The Spanish Central Economic-Administrative Court ("TEAC") has released an important decision in relation to the arm's length valuation of services performed by a partner to a corporation where that corporation also renders the same services to a third party. In a decision that overrides a previous one issued by the Catalonian Regional Economic-Administrative Court ("TEAR"), the TEAC suggests that, provided the corporation does not add significant value to the services rendered, the transaction between the corporation and the third party may be used as an internal comparable transaction for the application of the Comparable Uncontrolled Price method ("CUP") to the individual partner's compensation.

The decision in question implies that profits will be allocated as a whole to the individual, leaving income within the corporation only to the extent that it covers the incurred expenses. This could potentially trigger significant consequences for individuals rendering personal services through a non-transparent legal entity, as all the profits would be subject to Personal Income Tax rather than Corporate Income Tax. If profits are high enough, income will be taxed at higher rates (up to 48 percent instead of the corporate income tax rate of 25 percent).

Broadly speaking, the TEAC argues that, where the corporation lacks production means other than the work performed by the individual, the services rendered by the corporation to third parties are comparable enough to those rendered by the individual.

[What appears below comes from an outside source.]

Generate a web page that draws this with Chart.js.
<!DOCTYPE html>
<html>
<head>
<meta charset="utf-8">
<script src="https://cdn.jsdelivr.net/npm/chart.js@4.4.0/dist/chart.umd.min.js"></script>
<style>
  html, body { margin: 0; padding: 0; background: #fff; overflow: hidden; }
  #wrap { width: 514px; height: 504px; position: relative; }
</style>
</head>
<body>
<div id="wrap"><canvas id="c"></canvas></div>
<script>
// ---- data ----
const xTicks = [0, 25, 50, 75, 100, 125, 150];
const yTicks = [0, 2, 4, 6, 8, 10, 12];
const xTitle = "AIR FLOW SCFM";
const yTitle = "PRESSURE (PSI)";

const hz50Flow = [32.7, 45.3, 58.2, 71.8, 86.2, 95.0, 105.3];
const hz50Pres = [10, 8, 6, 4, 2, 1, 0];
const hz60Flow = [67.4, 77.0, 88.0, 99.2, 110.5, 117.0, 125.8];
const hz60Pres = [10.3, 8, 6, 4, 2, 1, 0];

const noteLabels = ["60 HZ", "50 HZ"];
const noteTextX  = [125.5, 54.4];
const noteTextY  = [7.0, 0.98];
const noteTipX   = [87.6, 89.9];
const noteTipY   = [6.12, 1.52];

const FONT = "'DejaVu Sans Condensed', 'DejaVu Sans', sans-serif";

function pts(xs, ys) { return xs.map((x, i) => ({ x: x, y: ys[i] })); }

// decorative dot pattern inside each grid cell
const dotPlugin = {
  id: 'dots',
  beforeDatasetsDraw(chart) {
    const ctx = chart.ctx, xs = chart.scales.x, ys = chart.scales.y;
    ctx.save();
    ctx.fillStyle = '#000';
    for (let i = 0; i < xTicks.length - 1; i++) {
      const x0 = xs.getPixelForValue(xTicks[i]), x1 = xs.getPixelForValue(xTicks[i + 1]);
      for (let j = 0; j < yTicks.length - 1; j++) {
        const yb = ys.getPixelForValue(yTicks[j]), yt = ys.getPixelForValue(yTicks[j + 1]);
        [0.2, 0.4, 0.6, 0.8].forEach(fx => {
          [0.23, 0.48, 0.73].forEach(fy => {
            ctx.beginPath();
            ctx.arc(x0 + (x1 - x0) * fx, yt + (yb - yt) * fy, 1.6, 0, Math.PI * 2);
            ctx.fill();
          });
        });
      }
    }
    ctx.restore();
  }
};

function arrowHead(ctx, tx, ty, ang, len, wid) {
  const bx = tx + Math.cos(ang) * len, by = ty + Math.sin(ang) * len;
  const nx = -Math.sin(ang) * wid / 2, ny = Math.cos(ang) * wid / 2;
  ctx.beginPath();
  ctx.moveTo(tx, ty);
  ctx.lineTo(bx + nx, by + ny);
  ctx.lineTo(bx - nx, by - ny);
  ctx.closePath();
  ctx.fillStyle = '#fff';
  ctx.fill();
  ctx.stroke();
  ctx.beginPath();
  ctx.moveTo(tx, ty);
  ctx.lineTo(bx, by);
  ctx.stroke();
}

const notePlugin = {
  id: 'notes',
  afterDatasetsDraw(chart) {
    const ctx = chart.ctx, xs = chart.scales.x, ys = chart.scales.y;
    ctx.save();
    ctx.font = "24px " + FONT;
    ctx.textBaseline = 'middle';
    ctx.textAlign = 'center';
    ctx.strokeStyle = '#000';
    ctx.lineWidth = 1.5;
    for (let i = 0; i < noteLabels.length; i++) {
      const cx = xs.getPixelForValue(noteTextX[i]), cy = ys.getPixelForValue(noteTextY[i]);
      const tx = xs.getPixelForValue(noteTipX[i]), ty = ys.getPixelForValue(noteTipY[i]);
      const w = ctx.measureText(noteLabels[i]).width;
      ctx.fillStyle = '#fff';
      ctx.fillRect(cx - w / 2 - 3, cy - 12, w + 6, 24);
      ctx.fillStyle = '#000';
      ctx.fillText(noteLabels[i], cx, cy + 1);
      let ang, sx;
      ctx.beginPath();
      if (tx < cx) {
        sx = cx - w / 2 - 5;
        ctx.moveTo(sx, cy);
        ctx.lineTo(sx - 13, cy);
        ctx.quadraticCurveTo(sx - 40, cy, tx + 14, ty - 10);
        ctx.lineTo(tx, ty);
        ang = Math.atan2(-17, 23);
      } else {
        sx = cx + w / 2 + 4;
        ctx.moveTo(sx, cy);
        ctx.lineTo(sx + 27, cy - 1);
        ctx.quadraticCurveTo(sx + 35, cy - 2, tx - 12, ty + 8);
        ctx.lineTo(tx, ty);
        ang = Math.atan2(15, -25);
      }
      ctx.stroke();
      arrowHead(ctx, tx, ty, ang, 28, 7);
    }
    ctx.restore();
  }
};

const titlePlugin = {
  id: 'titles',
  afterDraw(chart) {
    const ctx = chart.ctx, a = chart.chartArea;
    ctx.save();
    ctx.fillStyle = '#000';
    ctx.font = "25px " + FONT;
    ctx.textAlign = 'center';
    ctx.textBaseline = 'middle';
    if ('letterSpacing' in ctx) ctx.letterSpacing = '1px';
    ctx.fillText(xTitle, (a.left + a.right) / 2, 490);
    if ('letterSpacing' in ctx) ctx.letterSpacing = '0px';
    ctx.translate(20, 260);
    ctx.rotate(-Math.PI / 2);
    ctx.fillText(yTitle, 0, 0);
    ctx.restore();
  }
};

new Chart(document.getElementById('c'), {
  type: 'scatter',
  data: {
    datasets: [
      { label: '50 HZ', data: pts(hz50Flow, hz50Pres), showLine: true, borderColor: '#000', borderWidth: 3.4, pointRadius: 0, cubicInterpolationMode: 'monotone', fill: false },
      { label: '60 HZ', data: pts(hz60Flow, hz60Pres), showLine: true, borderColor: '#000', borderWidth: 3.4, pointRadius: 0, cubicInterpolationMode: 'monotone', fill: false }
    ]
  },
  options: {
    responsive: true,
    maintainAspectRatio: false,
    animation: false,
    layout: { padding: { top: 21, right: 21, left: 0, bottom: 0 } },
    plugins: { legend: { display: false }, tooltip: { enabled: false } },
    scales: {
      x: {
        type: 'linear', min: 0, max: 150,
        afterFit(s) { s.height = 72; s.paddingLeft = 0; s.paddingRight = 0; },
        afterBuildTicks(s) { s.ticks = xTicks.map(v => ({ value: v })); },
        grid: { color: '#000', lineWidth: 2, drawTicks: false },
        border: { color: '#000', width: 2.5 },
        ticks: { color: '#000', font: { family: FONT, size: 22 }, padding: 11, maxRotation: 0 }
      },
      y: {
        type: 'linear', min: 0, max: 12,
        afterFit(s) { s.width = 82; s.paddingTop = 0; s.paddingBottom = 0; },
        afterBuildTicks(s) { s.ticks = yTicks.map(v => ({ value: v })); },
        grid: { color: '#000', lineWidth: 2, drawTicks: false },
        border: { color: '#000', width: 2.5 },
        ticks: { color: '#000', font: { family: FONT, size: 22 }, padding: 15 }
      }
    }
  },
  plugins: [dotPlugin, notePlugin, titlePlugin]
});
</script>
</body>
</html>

As a comparable uncontrolled transaction, the CUP method is preferable to the Profit Split method, which the Spanish tax inspectors often apply during tax audits. This is especially the case when the services rendered by the corporation to third parties are considered to be intuito personae, that is, no professional other than the individual in question may perform them.

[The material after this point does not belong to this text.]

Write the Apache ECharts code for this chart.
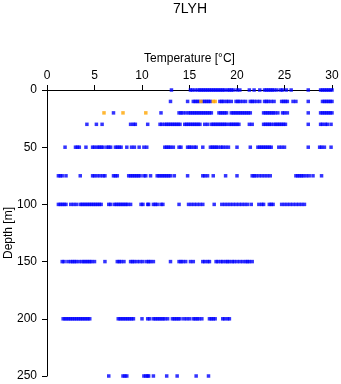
<!DOCTYPE html>
<html>
<head>
<meta charset="utf-8">
<script src="https://cdn.jsdelivr.net/npm/echarts@6/dist/echarts.min.js"></script>
<style>
html,body{margin:0;padding:0;background:#fff;}
#chart{width:341px;height:384px;}
</style>
</head>
<body>
<div id="chart"></div>
<script>
// Temperature values (°C) observed at each depth (m)
const depths = [0, 10, 20, 30, 50, 75, 100, 150, 200, 250];

const blue_d0 = [13.1, 15.1, 15.3, 15.6, 15.9, 16.1, 16.3, 16.5, 16.7, 16.9, 17.1, 17.3, 17.5, 17.7, 17.9, 18.1, 18.3, 18.5, 18.7, 19.0, 19.2, 19.4, 19.6, 20.0, 20.3, 21.3, 21.8, 22.4, 22.9, 23.1, 23.3, 23.5, 23.7, 23.9, 24.2, 24.6, 24.8, 25.2, 25.7, 27.5, 28.8, 29.0, 29.2, 29.4, 29.6, 29.8, 30.0];
const blue_d10 = [13.0, 14.8, 15.4, 15.6, 15.8, 16.0, 16.4, 16.6, 16.8, 17.0, 17.2, 18.2, 18.4, 18.6, 18.9, 19.1, 19.4, 19.9, 20.1, 20.3, 20.6, 20.9, 21.4, 21.6, 21.8, 22.1, 22.4, 22.9, 23.1, 23.3, 23.6, 23.9, 24.7, 24.9, 25.1, 25.3, 25.9, 26.2, 27.5, 29.0, 29.2, 29.4, 29.6, 29.8, 30.0];
const blue_d20 = [7.0, 12.0, 13.9, 14.1, 14.3, 14.6, 14.9, 15.1, 15.3, 15.5, 15.7, 15.9, 16.1, 16.3, 16.5, 16.7, 16.9, 17.1, 17.3, 18.1, 18.3, 18.5, 18.7, 18.9, 19.4, 19.6, 19.8, 20.0, 20.2, 20.4, 20.6, 20.8, 21.0, 21.2, 21.4, 22.8, 23.0, 23.2, 23.4, 23.6, 23.8, 24.0, 24.3, 24.8, 25.0, 25.3, 27.5, 28.8, 29.0, 29.2, 29.4, 29.6, 29.8, 30.0];
const blue_d30 = [4.2, 5.2, 5.8, 8.8, 9.1, 9.3, 10.6, 11.9, 12.1, 12.4, 12.6, 12.8, 13.0, 13.2, 13.4, 13.6, 13.8, 14.0, 14.5, 14.7, 14.9, 15.1, 15.3, 15.5, 15.7, 15.9, 16.1, 16.6, 16.9, 17.3, 17.5, 17.7, 17.9, 18.1, 18.3, 18.5, 18.7, 18.9, 19.2, 19.4, 19.6, 19.8, 20.0, 20.2, 21.3, 21.6, 22.8, 23.0, 23.2, 23.4, 23.6, 23.9, 24.1, 24.3, 24.5, 24.7, 24.9, 25.1, 27.5, 28.8, 29.0, 29.3, 29.5, 29.9];
const blue_d50 = [1.9, 3.0, 3.2, 3.4, 4.1, 4.8, 5.0, 5.3, 5.5, 5.7, 5.9, 6.3, 6.5, 6.7, 7.2, 7.4, 7.6, 7.8, 8.4, 8.9, 9.2, 9.7, 10.2, 10.5, 12.4, 12.6, 12.8, 13.0, 13.3, 13.9, 14.1, 14.8, 15.0, 15.2, 15.5, 15.7, 16.4, 17.2, 17.4, 17.6, 17.8, 18.0, 18.3, 18.5, 18.8, 19.1, 20.0, 21.4, 22.2, 22.4, 22.6, 22.8, 23.0, 23.2, 23.4, 23.6, 24.4, 24.7, 25.0, 27.5, 28.7, 28.9, 29.2, 29.9];
const blue_d75 = [1.2, 1.4, 1.6, 2.0, 3.5, 4.8, 5.0, 5.3, 5.6, 5.9, 6.1, 7.0, 7.2, 7.4, 8.6, 8.8, 9.0, 9.2, 9.4, 9.6, 9.8, 10.2, 10.4, 10.9, 11.6, 11.8, 12.0, 12.2, 12.4, 12.6, 12.8, 13.0, 13.4, 14.8, 16.4, 16.6, 16.9, 17.5, 18.8, 20.0, 21.6, 21.8, 22.0, 22.3, 22.6, 22.9, 23.2, 23.5, 26.2, 26.4, 26.6, 26.8, 27.0, 27.3, 27.6, 28.0, 28.9];
const blue_d100 = [1.2, 1.4, 1.6, 1.8, 2.0, 2.5, 2.8, 3.1, 3.5, 3.7, 3.9, 4.1, 4.3, 4.5, 4.7, 4.9, 5.1, 5.3, 5.5, 5.7, 6.5, 6.7, 7.1, 7.3, 7.5, 7.7, 7.9, 8.1, 8.3, 8.5, 8.8, 9.9, 10.1, 10.6, 10.7, 11.2, 11.4, 11.6, 12.0, 12.2, 13.9, 14.9, 15.2, 15.5, 15.8, 16.1, 16.4, 17.6, 18.4, 18.7, 19.0, 19.3, 19.6, 19.9, 20.2, 20.5, 20.8, 21.1, 21.5, 22.3, 22.6, 22.8, 23.4, 23.6, 23.8, 24.7, 25.0, 25.3, 25.6, 25.9, 26.2, 26.5, 26.8, 27.1];
const blue_d150 = [1.6, 1.8, 2.2, 2.5, 2.7, 2.9, 3.1, 3.4, 3.7, 3.9, 4.1, 4.3, 4.5, 4.7, 5.0, 6.1, 7.4, 7.6, 7.8, 8.1, 8.8, 9.0, 9.2, 9.5, 9.8, 10.1, 10.5, 10.7, 10.9, 11.2, 13.0, 13.9, 14.1, 14.3, 14.6, 15.1, 15.4, 16.4, 16.6, 16.9, 17.1, 17.8, 18.0, 18.3, 18.5, 18.8, 19.0, 19.2, 19.5, 19.7, 20.0, 20.3, 20.6, 20.9, 21.1, 21.3, 21.6];
const blue_d200 = [1.7, 1.9, 2.1, 2.3, 2.5, 2.7, 2.9, 3.1, 3.3, 3.5, 3.7, 3.9, 4.1, 4.3, 4.5, 7.5, 7.7, 7.9, 8.1, 8.3, 8.5, 8.7, 8.9, 9.1, 10.0, 10.6, 10.8, 11.2, 11.4, 11.6, 11.8, 12.0, 12.2, 12.4, 12.7, 13.2, 13.4, 13.6, 13.8, 14.0, 14.4, 14.7, 15.0, 15.4, 15.6, 15.8, 16.0, 16.3, 17.1, 17.3, 17.5, 17.7, 18.5, 18.7, 19.0, 19.2];
const blue_d250 = [6.5, 8.0, 8.2, 8.4, 10.2, 10.4, 10.6, 10.7, 11.2, 12.6, 13.7, 15.7, 17.0];

const orange_d10 = [16.2, 17.5, 17.7];
const orange_d20 = [6.0, 8.0, 10.4];

const xTicks = [0, 5, 10, 15, 20, 25, 30];
const yTicks = [0, 50, 100, 150, 200, 250];

const blueByDepth = [blue_d0, blue_d10, blue_d20, blue_d30, blue_d50, blue_d75, blue_d100, blue_d150, blue_d200, blue_d250];
const blueData = [];
blueByDepth.forEach((arr, i) => arr.forEach(t => blueData.push([t, depths[i]])));
const orangeData = [];
orange_d10.forEach(t => orangeData.push([t, 10]));
orange_d20.forEach(t => orangeData.push([t, 20]));

const FONT = 'Liberation Sans';
const chart = echarts.init(document.getElementById('chart'), null, {renderer: 'canvas'});
chart.setOption({
  animation: false,
  backgroundColor: '#fff',
  title: {
    text: '7LYH',
    left: 190, textAlign: 'center',
    top: 2,
    padding: 0,
    textStyle: {fontFamily: FONT, fontSize: 14, fontWeight: 'normal', color: '#000'}
  },
  grid: {left: 47, right: 9, top: 90, bottom: 8, containLabel: false, outerBoundsMode: 'none'},
  xAxis: {
    type: 'value', position: 'top',
    min: xTicks[0], max: xTicks[xTicks.length - 1], interval: 5,
    name: 'Temperature [°C]', nameLocation: 'middle', nameGap: 25, nameMoveOverlap: false,
    nameTextStyle: {fontFamily: FONT, fontSize: 12, color: '#000'},
    axisLine: {show: true, lineStyle: {color: '#000', width: 1}},
    axisTick: {show: true, length: 5, inside: false, lineStyle: {color: '#000'}},
    axisLabel: {fontFamily: FONT, fontSize: 12, color: '#000', margin: 8},
    splitLine: {show: false}
  },
  yAxis: {
    type: 'value', inverse: true,
    min: yTicks[0], max: yTicks[yTicks.length - 1], interval: 50,
    name: 'Depth [m]', nameLocation: 'middle', nameGap: 32, nameRotate: 90, nameMoveOverlap: false,
    nameTextStyle: {fontFamily: FONT, fontSize: 12, color: '#000'},
    axisLine: {show: true, lineStyle: {color: '#000', width: 1}},
    axisTick: {show: true, length: 5, inside: false, lineStyle: {color: '#000'}},
    axisLabel: {fontFamily: FONT, fontSize: 12, color: '#000', margin: 10},
    splitLine: {show: false}
  },
  series: [
    {type: 'scatter', data: blueData, symbol: 'rect', symbolSize: 3.5,
     itemStyle: {color: '#0000ff'}, clip: false, z: 2},
    {type: 'scatter', data: orangeData, symbol: 'rect', symbolSize: 3.5,
     itemStyle: {color: '#ffa500'}, clip: false, z: 3}
  ]
});
</script>
</body>
</html>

Moreover, the TEAC assumes that in these kinds of structures no functional analysis is needed for the tax auditors in order to challenge the arm's length's nature of the transfer prices. The reason for this assumption is that the corporation does not have production means that result in higher added value to the individual's provision of services, so that there are no functions, risks nor assets to analyse. Consequently, the tax inspectors solely need to argue the reasons that lead them to consider that the legal entity lacks of its own structure for performing its activity. Besides, even if the taxpayer could prove that there are other more reliable comparable transactions, the TEAC clearly states that "this is not a valid reason to reject the comparable selected by the tax auditors".

The provision of services by an individual through a corporation is not a recent issue in the Spanish tax landscape. Traditionally, the Spanish Tax Authorities considered this situation as an abusive tax scheme, thus applying domestic general anti-avoidance rules to allocate all the income to the individual partner. As a result of several court judgements confirming the taxpayers' claims on the matter (see, inter alia, the decision of the High Court of Murcia issued on January 26th, 2015), the Spanish Administration has turned towards the Transfer Pricing rules in order to challenge these kinds of structures.

Whereas this decision is binding only on the Spanish Tax Administration (taxpayers can still challenge its content before national courts), it may have immediate consequences for professionals that have been providing services to third parties through their own corporation during recent years.